-- Source excerpt start --

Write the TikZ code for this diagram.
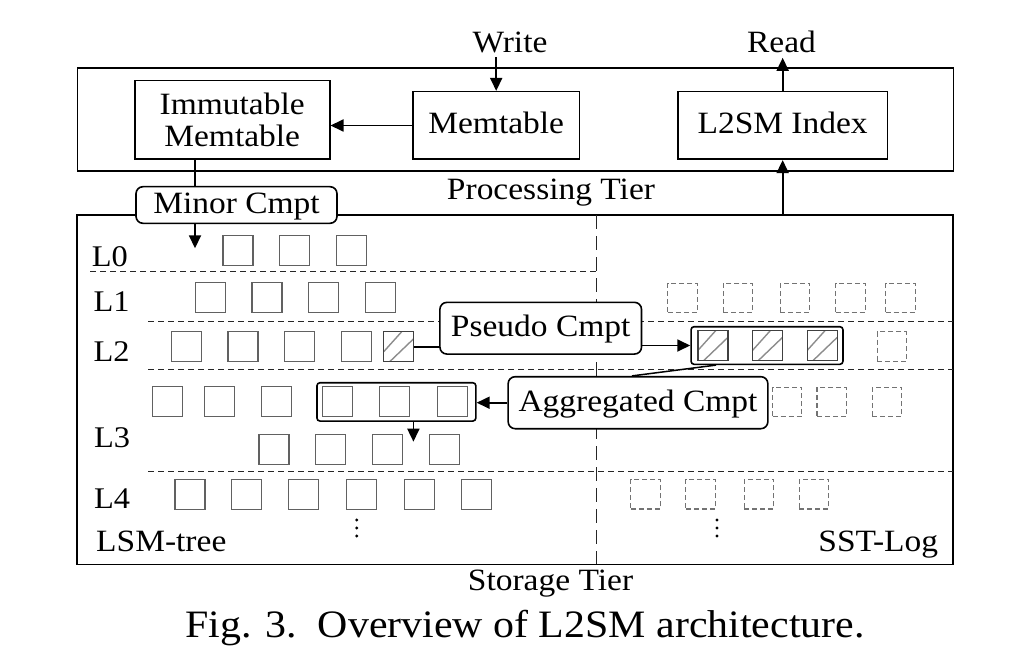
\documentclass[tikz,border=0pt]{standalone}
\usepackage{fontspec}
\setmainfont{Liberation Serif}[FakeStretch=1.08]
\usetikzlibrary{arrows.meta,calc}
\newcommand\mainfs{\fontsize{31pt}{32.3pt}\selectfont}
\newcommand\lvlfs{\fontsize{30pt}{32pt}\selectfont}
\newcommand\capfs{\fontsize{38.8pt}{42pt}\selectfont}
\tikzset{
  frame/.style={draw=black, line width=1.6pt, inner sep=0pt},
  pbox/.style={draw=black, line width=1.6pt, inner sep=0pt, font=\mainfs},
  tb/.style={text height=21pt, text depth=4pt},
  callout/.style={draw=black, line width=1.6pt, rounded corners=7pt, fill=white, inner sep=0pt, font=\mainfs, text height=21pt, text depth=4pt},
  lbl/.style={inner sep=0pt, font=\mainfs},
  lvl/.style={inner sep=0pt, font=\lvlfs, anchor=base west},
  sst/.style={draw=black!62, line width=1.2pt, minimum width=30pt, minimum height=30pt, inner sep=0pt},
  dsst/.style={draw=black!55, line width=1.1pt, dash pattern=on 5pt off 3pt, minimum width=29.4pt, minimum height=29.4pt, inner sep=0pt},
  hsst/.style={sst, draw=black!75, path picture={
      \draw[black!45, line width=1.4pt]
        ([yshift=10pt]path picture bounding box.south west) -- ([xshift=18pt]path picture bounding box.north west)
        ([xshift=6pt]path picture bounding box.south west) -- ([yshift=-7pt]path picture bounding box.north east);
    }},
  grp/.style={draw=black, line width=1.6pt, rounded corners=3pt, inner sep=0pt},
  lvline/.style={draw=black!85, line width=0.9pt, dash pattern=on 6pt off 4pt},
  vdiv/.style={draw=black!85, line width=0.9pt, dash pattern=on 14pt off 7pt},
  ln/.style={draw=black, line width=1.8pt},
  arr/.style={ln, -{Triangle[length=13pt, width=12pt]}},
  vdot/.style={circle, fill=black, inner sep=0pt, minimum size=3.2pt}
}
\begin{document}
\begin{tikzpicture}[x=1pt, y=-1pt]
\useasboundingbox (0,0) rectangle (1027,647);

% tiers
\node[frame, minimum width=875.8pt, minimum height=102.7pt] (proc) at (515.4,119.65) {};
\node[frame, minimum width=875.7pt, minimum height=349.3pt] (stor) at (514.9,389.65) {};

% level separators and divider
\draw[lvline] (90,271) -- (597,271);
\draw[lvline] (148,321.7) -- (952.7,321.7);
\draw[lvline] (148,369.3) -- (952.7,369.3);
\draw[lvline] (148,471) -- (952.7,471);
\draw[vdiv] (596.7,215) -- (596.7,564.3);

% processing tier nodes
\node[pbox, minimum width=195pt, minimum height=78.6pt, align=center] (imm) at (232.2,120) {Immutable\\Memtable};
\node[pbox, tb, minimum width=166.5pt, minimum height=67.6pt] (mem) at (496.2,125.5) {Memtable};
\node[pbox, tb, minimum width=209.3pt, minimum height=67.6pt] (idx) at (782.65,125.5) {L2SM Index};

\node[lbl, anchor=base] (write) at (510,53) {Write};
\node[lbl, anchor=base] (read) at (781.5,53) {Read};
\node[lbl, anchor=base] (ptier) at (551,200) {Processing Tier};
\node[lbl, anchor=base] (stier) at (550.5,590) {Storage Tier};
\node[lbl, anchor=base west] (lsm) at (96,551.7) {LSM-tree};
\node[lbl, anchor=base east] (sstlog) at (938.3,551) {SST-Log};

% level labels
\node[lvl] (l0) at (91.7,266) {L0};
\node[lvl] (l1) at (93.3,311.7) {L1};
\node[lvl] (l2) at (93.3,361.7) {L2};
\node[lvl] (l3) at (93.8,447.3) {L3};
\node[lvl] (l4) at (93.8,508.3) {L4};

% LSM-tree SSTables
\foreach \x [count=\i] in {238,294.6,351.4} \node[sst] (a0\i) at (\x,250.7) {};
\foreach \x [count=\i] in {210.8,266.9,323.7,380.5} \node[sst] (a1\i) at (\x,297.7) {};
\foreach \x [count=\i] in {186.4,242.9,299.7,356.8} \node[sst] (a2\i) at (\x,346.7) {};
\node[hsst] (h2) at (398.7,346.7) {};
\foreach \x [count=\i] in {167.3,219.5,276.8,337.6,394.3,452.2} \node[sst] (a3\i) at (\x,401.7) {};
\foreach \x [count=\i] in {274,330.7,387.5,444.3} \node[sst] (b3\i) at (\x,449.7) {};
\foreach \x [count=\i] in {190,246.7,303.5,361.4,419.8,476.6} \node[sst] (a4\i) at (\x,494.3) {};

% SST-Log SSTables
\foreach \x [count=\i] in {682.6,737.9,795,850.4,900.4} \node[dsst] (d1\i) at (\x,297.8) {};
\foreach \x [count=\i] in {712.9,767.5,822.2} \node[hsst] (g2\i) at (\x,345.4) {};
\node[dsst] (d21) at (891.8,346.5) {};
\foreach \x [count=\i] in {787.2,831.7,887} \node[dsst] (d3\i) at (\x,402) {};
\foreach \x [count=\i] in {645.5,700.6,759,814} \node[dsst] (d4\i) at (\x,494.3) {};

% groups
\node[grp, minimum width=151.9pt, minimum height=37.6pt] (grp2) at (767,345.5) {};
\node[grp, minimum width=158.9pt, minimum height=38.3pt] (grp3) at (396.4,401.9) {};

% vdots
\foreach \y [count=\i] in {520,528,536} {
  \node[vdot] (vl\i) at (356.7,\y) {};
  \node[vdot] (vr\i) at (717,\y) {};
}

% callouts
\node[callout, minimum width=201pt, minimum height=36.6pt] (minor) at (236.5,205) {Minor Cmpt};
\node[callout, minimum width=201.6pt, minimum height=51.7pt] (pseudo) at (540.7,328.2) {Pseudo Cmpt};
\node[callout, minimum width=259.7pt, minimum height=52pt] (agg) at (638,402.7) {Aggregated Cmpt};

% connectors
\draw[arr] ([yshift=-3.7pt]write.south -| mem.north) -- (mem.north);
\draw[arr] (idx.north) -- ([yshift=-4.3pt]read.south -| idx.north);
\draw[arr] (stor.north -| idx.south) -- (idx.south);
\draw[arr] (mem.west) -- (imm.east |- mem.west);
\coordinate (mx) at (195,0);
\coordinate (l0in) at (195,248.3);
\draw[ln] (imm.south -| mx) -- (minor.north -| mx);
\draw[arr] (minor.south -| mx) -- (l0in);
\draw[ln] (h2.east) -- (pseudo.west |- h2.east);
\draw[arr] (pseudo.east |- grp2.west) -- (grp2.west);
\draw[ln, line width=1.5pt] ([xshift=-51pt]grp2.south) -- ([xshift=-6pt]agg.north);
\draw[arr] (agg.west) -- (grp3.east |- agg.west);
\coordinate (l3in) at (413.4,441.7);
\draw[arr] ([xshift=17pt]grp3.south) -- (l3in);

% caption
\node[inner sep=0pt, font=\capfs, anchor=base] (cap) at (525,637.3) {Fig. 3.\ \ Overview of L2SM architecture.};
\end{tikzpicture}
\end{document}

-- Source excerpt end --

Task to carry out ▸ Copy out each line exactly, without the pictures.

Answer to the problem ▸
Write the TikZ code for this diagram.
\documentclass[tikz,border=0pt]{standalone}
\usepackage{fontspec}
\setmainfont{Liberation Serif}[FakeStretch=1.08]
\usetikzlibrary{arrows.meta,calc}
\newcommand\mainfs{\fontsize{31pt}{32.3pt}\selectfont}
\newcommand\lvlfs{\fontsize{30pt}{32pt}\selectfont}
\newcommand\capfs{\fontsize{38.8pt}{42pt}\selectfont}
\tikzset{
  frame/.style={draw=black, line width=1.6pt, inner sep=0pt},
  pbox/.style={draw=black, line width=1.6pt, inner sep=0pt, font=\mainfs},
  tb/.style={text height=21pt, text depth=4pt},
  callout/.style={draw=black, line width=1.6pt, rounded corners=7pt, fill=white, inner sep=0pt, font=\mainfs, text height=21pt, text depth=4pt},
  lbl/.style={inner sep=0pt, font=\mainfs},
  lvl/.style={inner sep=0pt, font=\lvlfs, anchor=base west},
  sst/.style={draw=black!62, line width=1.2pt, minimum width=30pt, minimum height=30pt, inner sep=0pt},
  dsst/.style={draw=black!55, line width=1.1pt, dash pattern=on 5pt off 3pt, minimum width=29.4pt, minimum height=29.4pt, inner sep=0pt},
  hsst/.style={sst, draw=black!75, path picture={
      \draw[black!45, line width=1.4pt]
        ([yshift=10pt]path picture bounding box.south west) -- ([xshift=18pt]path picture bounding box.north west)
        ([xshift=6pt]path picture bounding box.south west) -- ([yshift=-7pt]path picture bounding box.north east);
    }},
  grp/.style={draw=black, line width=1.6pt, rounded corners=3pt, inner sep=0pt},
  lvline/.style={draw=black!85, line width=0.9pt, dash pattern=on 6pt off 4pt},
  vdiv/.style={draw=black!85, line width=0.9pt, dash pattern=on 14pt off 7pt},
  ln/.style={draw=black, line width=1.8pt},
  arr/.style={ln, -{Triangle[length=13pt, width=12pt]}},
  vdot/.style={circle, fill=black, inner sep=0pt, minimum size=3.2pt}
}
\begin{document}
\begin{tikzpicture}[x=1pt, y=-1pt]
\useasboundingbox (0,0) rectangle (1027,647);

% tiers
\node[frame, minimum width=875.8pt, minimum height=102.7pt] (proc) at (515.4,119.65) {};
\node[frame, minimum width=875.7pt, minimum height=349.3pt] (stor) at (514.9,389.65) {};

% level separators and divider
\draw[lvline] (90,271) -- (597,271);
\draw[lvline] (148,321.7) -- (952.7,321.7);
\draw[lvline] (148,369.3) -- (952.7,369.3);
\draw[lvline] (148,471) -- (952.7,471);
\draw[vdiv] (596.7,215) -- (596.7,564.3);

% processing tier nodes
\node[pbox, minimum width=195pt, minimum height=78.6pt, align=center] (imm) at (232.2,120) {Immutable\\Memtable};
\node[pbox, tb, minimum width=166.5pt, minimum height=67.6pt] (mem) at (496.2,125.5) {Memtable};
\node[pbox, tb, minimum width=209.3pt, minimum height=67.6pt] (idx) at (782.65,125.5) {L2SM Index};

\node[lbl, anchor=base] (write) at (510,53) {Write};
\node[lbl, anchor=base] (read) at (781.5,53) {Read};
\node[lbl, anchor=base] (ptier) at (551,200) {Processing Tier};
\node[lbl, anchor=base] (stier) at (550.5,590) {Storage Tier};
\node[lbl, anchor=base west] (lsm) at (96,551.7) {LSM-tree};
\node[lbl, anchor=base east] (sstlog) at (938.3,551) {SST-Log};

% level labels
\node[lvl] (l0) at (91.7,266) {L0};
\node[lvl] (l1) at (93.3,311.7) {L1};
\node[lvl] (l2) at (93.3,361.7) {L2};
\node[lvl] (l3) at (93.8,447.3) {L3};
\node[lvl] (l4) at (93.8,508.3) {L4};

% LSM-tree SSTables
\foreach \x [count=\i] in {238,294.6,351.4} \node[sst] (a0\i) at (\x,250.7) {};
\foreach \x [count=\i] in {210.8,266.9,323.7,380.5} \node[sst] (a1\i) at (\x,297.7) {};
\foreach \x [count=\i] in {186.4,242.9,299.7,356.8} \node[sst] (a2\i) at (\x,346.7) {};
\node[hsst] (h2) at (398.7,346.7) {};
\foreach \x [count=\i] in {167.3,219.5,276.8,337.6,394.3,452.2} \node[sst] (a3\i) at (\x,401.7) {};
\foreach \x [count=\i] in {274,330.7,387.5,444.3} \node[sst] (b3\i) at (\x,449.7) {};
\foreach \x [count=\i] in {190,246.7,303.5,361.4,419.8,476.6} \node[sst] (a4\i) at (\x,494.3) {};

% SST-Log SSTables
\foreach \x [count=\i] in {682.6,737.9,795,850.4,900.4} \node[dsst] (d1\i) at (\x,297.8) {};
\foreach \x [count=\i] in {712.9,767.5,822.2} \node[hsst] (g2\i) at (\x,345.4) {};
\node[dsst] (d21) at (891.8,346.5) {};
\foreach \x [count=\i] in {787.2,831.7,887} \node[dsst] (d3\i) at (\x,402) {};
\foreach \x [count=\i] in {645.5,700.6,759,814} \node[dsst] (d4\i) at (\x,494.3) {};

% groups
\node[grp, minimum width=151.9pt, minimum height=37.6pt] (grp2) at (767,345.5) {};
\node[grp, minimum width=158.9pt, minimum height=38.3pt] (grp3) at (396.4,401.9) {};

% vdots
\foreach \y [count=\i] in {520,528,536} {
  \node[vdot] (vl\i) at (356.7,\y) {};
  \node[vdot] (vr\i) at (717,\y) {};
}

% callouts
\node[callout, minimum width=201pt, minimum height=36.6pt] (minor) at (236.5,205) {Minor Cmpt};
\node[callout, minimum width=201.6pt, minimum height=51.7pt] (pseudo) at (540.7,328.2) {Pseudo Cmpt};
\node[callout, minimum width=259.7pt, minimum height=52pt] (agg) at (638,402.7) {Aggregated Cmpt};

% connectors
\draw[arr] ([yshift=-3.7pt]write.south -| mem.north) -- (mem.north);
\draw[arr] (idx.north) -- ([yshift=-4.3pt]read.south -| idx.north);
\draw[arr] (stor.north -| idx.south) -- (idx.south);
\draw[arr] (mem.west) -- (imm.east |- mem.west);
\coordinate (mx) at (195,0);
\coordinate (l0in) at (195,248.3);
\draw[ln] (imm.south -| mx) -- (minor.north -| mx);
\draw[arr] (minor.south -| mx) -- (l0in);
\draw[ln] (h2.east) -- (pseudo.west |- h2.east);
\draw[arr] (pseudo.east |- grp2.west) -- (grp2.west);
\draw[ln, line width=1.5pt] ([xshift=-51pt]grp2.south) -- ([xshift=-6pt]agg.north);
\draw[arr] (agg.west) -- (grp3.east |- agg.west);
\coordinate (l3in) at (413.4,441.7);
\draw[arr] ([xshift=17pt]grp3.south) -- (l3in);

% caption
\node[inner sep=0pt, font=\capfs, anchor=base] (cap) at (525,637.3) {Fig. 3.\ \ Overview of L2SM architecture.};
\end{tikzpicture}
\end{document}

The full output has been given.